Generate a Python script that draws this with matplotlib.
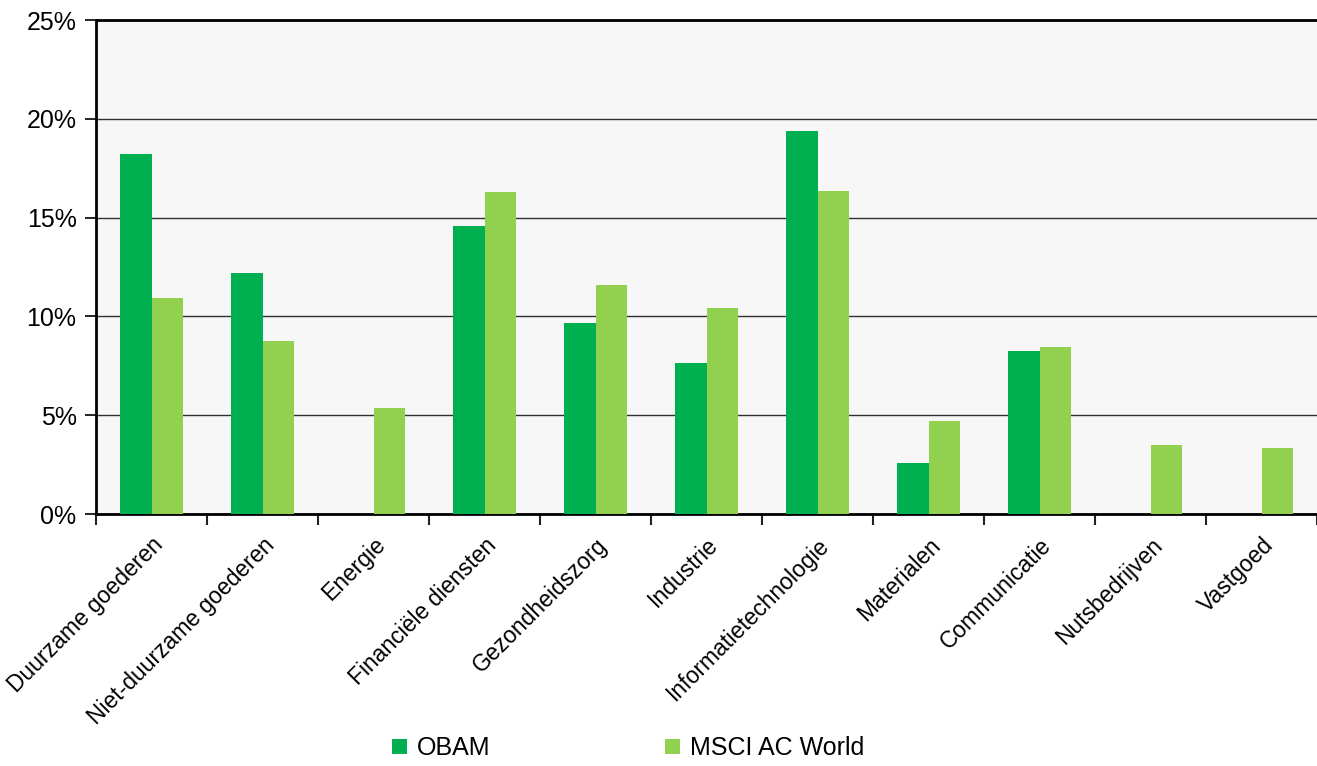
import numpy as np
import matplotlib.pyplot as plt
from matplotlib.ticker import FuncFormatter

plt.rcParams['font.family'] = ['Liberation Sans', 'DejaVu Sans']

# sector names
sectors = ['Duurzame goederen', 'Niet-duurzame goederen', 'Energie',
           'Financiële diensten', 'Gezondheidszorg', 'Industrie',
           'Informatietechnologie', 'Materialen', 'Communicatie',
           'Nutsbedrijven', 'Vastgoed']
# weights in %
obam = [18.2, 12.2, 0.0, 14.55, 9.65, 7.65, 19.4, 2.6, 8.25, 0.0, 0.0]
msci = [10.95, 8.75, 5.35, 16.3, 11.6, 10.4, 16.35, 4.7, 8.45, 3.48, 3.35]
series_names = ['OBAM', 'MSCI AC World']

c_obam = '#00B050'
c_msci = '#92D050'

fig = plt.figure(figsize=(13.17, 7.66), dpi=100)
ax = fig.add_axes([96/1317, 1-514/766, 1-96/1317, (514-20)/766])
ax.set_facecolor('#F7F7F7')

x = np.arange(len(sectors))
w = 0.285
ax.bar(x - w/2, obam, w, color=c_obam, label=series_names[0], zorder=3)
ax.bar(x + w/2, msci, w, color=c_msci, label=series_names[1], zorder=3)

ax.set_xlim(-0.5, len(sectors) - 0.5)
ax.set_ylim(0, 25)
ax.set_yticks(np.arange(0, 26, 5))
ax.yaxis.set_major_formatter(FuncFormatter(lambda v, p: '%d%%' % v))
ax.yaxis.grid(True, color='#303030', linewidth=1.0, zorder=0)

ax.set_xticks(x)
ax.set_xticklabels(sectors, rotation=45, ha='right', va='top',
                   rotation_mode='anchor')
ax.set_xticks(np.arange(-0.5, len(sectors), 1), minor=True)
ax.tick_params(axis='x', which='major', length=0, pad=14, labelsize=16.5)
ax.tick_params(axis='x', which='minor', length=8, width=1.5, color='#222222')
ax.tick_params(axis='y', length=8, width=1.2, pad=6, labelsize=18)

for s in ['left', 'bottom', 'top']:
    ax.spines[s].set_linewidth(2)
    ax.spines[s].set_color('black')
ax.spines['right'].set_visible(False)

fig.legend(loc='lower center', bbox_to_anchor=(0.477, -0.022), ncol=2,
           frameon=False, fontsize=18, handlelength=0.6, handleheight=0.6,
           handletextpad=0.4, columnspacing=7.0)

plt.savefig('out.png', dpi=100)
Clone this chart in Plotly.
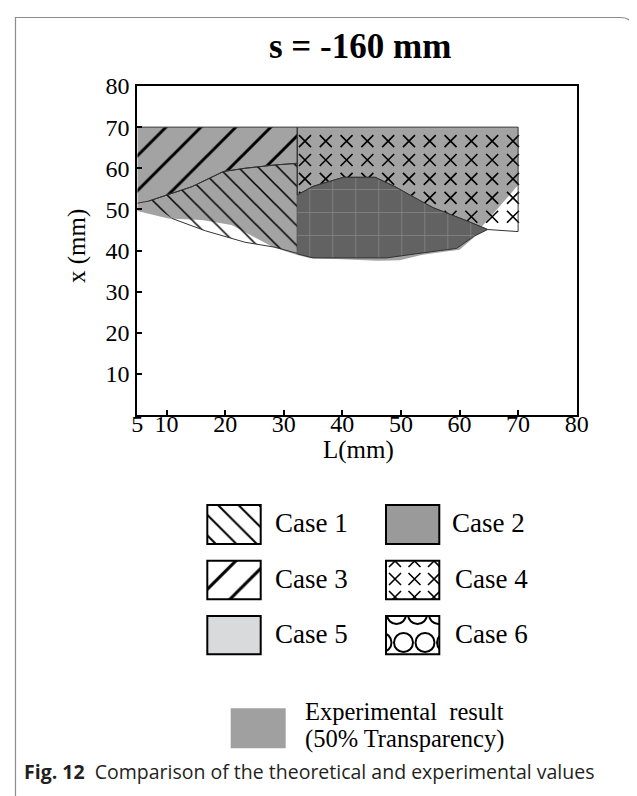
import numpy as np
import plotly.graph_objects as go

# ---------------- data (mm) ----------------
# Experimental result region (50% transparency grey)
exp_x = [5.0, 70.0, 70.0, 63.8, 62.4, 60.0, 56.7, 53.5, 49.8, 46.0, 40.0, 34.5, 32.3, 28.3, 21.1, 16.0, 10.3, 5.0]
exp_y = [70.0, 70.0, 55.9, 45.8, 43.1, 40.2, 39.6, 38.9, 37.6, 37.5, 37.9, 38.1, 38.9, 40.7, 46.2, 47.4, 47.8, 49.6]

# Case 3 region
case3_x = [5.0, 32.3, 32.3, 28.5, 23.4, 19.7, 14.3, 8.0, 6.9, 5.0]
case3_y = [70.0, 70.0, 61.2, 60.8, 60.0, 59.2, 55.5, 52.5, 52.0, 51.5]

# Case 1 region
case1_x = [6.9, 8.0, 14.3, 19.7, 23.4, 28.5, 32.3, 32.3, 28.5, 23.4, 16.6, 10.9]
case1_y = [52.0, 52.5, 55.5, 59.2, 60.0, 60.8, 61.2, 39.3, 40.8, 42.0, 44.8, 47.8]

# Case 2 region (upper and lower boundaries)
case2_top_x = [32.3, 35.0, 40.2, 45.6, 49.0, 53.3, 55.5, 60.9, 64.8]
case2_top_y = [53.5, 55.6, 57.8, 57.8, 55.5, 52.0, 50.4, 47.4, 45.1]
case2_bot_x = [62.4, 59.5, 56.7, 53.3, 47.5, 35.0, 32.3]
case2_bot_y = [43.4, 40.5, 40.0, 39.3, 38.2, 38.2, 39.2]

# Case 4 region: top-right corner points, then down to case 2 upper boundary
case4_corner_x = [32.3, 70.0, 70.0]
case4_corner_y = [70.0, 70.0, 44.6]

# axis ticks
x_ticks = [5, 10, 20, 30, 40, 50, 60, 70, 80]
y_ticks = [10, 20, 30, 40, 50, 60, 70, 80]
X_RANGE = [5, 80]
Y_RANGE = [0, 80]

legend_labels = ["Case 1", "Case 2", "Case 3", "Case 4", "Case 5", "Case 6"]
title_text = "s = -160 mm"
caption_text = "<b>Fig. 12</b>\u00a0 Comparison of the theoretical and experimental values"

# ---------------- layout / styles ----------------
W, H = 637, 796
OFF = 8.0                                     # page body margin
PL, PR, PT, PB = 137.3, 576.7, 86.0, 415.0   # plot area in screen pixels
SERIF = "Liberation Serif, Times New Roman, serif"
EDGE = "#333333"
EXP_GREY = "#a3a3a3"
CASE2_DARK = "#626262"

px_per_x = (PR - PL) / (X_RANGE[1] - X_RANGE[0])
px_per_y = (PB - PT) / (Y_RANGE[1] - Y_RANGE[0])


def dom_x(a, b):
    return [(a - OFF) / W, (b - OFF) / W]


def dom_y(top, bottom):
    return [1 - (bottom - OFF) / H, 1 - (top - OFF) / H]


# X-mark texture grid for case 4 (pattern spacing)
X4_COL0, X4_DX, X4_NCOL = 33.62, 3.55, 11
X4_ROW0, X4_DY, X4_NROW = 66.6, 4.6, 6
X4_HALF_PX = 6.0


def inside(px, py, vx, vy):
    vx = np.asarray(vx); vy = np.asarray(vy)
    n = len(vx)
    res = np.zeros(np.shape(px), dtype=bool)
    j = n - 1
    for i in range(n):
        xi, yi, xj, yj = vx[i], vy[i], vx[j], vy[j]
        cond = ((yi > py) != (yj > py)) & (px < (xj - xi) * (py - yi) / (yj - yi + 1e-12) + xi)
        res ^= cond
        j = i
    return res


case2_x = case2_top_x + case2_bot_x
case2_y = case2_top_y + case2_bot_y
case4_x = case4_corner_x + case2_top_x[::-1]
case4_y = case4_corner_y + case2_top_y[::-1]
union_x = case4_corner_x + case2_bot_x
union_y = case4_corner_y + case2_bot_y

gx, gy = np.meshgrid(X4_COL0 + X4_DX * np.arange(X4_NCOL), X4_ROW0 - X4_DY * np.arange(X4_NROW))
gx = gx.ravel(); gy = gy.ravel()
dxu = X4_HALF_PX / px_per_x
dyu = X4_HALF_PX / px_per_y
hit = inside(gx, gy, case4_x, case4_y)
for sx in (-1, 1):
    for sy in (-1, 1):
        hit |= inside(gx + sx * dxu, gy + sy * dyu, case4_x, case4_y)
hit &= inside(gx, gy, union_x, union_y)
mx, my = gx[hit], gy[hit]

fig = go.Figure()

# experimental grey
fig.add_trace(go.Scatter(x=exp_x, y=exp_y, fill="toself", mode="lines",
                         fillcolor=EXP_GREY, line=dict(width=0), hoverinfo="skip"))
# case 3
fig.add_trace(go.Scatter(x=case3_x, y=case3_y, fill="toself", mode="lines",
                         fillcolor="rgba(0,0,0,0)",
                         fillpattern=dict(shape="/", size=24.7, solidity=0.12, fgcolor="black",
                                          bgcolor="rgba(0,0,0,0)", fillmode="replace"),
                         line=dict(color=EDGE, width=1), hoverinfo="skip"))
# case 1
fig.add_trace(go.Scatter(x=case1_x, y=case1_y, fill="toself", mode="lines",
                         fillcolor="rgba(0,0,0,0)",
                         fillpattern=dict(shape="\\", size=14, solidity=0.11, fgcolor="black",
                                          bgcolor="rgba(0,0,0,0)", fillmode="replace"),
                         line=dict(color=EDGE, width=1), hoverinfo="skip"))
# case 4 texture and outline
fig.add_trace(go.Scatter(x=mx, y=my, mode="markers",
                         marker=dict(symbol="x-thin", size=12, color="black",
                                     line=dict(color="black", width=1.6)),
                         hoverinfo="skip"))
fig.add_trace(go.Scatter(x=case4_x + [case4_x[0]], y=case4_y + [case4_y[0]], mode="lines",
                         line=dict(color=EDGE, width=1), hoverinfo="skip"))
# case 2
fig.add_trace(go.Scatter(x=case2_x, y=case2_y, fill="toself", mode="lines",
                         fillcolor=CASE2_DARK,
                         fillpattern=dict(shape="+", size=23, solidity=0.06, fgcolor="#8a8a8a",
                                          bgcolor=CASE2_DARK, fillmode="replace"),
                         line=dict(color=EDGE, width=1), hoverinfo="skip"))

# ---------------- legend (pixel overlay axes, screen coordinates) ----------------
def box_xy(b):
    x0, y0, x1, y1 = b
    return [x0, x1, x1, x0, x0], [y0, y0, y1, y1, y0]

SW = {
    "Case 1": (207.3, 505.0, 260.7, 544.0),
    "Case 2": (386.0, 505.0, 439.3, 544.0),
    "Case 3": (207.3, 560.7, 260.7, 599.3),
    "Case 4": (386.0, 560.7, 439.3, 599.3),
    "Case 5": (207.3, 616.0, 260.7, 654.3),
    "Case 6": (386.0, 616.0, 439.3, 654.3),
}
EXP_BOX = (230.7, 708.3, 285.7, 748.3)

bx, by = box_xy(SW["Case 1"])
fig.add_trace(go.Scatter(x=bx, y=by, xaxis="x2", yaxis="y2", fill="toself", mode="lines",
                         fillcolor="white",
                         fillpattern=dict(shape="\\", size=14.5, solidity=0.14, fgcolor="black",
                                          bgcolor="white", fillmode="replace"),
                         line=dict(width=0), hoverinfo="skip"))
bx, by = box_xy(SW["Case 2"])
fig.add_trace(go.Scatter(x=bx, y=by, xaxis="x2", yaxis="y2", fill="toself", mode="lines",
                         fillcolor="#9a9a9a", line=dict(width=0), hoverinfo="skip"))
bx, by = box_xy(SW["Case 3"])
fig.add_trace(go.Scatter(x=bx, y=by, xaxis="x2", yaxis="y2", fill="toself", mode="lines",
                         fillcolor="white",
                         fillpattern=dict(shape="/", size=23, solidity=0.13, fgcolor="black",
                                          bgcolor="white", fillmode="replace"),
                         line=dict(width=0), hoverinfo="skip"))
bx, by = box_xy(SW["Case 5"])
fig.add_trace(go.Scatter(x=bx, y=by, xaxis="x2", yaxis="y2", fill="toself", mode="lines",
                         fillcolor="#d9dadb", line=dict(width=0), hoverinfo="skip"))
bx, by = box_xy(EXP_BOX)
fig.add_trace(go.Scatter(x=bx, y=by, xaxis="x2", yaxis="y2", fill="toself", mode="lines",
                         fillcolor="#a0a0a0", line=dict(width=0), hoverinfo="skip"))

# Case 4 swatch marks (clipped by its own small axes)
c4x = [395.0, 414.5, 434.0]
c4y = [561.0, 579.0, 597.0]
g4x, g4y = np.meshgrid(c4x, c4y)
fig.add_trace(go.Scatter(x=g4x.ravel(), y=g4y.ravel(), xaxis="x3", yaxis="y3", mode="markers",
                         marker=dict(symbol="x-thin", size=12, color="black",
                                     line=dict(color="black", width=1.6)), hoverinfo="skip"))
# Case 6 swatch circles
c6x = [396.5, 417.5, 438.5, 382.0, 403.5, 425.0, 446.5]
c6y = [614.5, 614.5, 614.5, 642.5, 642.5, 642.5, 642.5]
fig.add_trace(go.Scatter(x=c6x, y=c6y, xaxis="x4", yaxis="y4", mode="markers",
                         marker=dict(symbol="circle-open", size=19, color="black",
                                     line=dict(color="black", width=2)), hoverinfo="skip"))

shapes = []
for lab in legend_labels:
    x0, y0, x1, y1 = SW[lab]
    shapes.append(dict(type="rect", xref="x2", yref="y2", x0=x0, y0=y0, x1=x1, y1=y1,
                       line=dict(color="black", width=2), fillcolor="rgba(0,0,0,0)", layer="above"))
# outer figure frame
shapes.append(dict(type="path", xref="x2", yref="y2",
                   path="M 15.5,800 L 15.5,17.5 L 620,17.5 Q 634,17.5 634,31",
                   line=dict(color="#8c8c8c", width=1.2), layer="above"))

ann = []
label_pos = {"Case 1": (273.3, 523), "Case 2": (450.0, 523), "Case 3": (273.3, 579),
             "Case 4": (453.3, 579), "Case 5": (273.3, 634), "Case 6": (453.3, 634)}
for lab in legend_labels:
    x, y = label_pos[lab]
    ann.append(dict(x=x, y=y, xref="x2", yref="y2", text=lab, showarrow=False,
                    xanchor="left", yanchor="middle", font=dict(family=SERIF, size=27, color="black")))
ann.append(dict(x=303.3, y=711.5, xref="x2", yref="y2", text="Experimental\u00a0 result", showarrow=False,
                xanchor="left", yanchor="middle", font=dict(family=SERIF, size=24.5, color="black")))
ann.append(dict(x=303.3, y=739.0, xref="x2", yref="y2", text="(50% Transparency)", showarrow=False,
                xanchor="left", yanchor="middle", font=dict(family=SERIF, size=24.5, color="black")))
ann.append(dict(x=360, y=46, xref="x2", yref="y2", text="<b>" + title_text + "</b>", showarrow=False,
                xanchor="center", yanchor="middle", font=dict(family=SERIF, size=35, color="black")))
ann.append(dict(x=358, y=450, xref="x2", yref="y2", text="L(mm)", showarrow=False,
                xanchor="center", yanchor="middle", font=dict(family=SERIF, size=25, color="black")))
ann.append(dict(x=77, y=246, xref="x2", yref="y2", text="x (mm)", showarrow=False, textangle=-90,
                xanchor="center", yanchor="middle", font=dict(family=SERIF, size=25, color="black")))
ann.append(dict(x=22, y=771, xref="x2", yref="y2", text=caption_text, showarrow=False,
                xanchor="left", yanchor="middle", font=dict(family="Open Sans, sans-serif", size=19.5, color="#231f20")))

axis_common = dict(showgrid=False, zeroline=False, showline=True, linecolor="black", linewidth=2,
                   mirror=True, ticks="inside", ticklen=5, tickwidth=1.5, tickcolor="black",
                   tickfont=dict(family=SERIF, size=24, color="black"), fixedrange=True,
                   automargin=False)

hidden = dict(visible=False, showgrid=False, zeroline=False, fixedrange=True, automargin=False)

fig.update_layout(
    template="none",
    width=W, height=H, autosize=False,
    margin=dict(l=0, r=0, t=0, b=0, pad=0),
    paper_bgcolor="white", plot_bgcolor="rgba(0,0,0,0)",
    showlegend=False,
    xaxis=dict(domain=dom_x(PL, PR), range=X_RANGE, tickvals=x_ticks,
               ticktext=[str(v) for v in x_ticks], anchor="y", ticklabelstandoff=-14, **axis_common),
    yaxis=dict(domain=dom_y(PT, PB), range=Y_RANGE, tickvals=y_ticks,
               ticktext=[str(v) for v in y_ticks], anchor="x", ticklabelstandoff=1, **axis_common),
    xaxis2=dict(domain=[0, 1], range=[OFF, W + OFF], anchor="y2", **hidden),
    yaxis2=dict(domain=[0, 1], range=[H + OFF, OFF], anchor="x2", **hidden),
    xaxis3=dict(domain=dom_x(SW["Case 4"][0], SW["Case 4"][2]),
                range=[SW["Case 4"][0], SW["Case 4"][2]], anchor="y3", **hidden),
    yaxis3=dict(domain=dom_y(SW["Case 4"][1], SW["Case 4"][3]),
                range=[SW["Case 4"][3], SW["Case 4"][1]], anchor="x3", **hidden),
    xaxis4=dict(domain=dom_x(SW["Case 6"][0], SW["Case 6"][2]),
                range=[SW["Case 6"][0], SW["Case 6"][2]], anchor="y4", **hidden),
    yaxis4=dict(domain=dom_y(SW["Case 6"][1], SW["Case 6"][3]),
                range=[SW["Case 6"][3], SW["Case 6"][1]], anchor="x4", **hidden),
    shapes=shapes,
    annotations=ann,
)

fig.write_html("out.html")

Goal:
Look through the lines above and collect those with the word "matplotlib".

Reply to the exercise:
Generate a Python script that draws this with matplotlib.
import matplotlib.pyplot as plt
from matplotlib.ticker import FuncFormatter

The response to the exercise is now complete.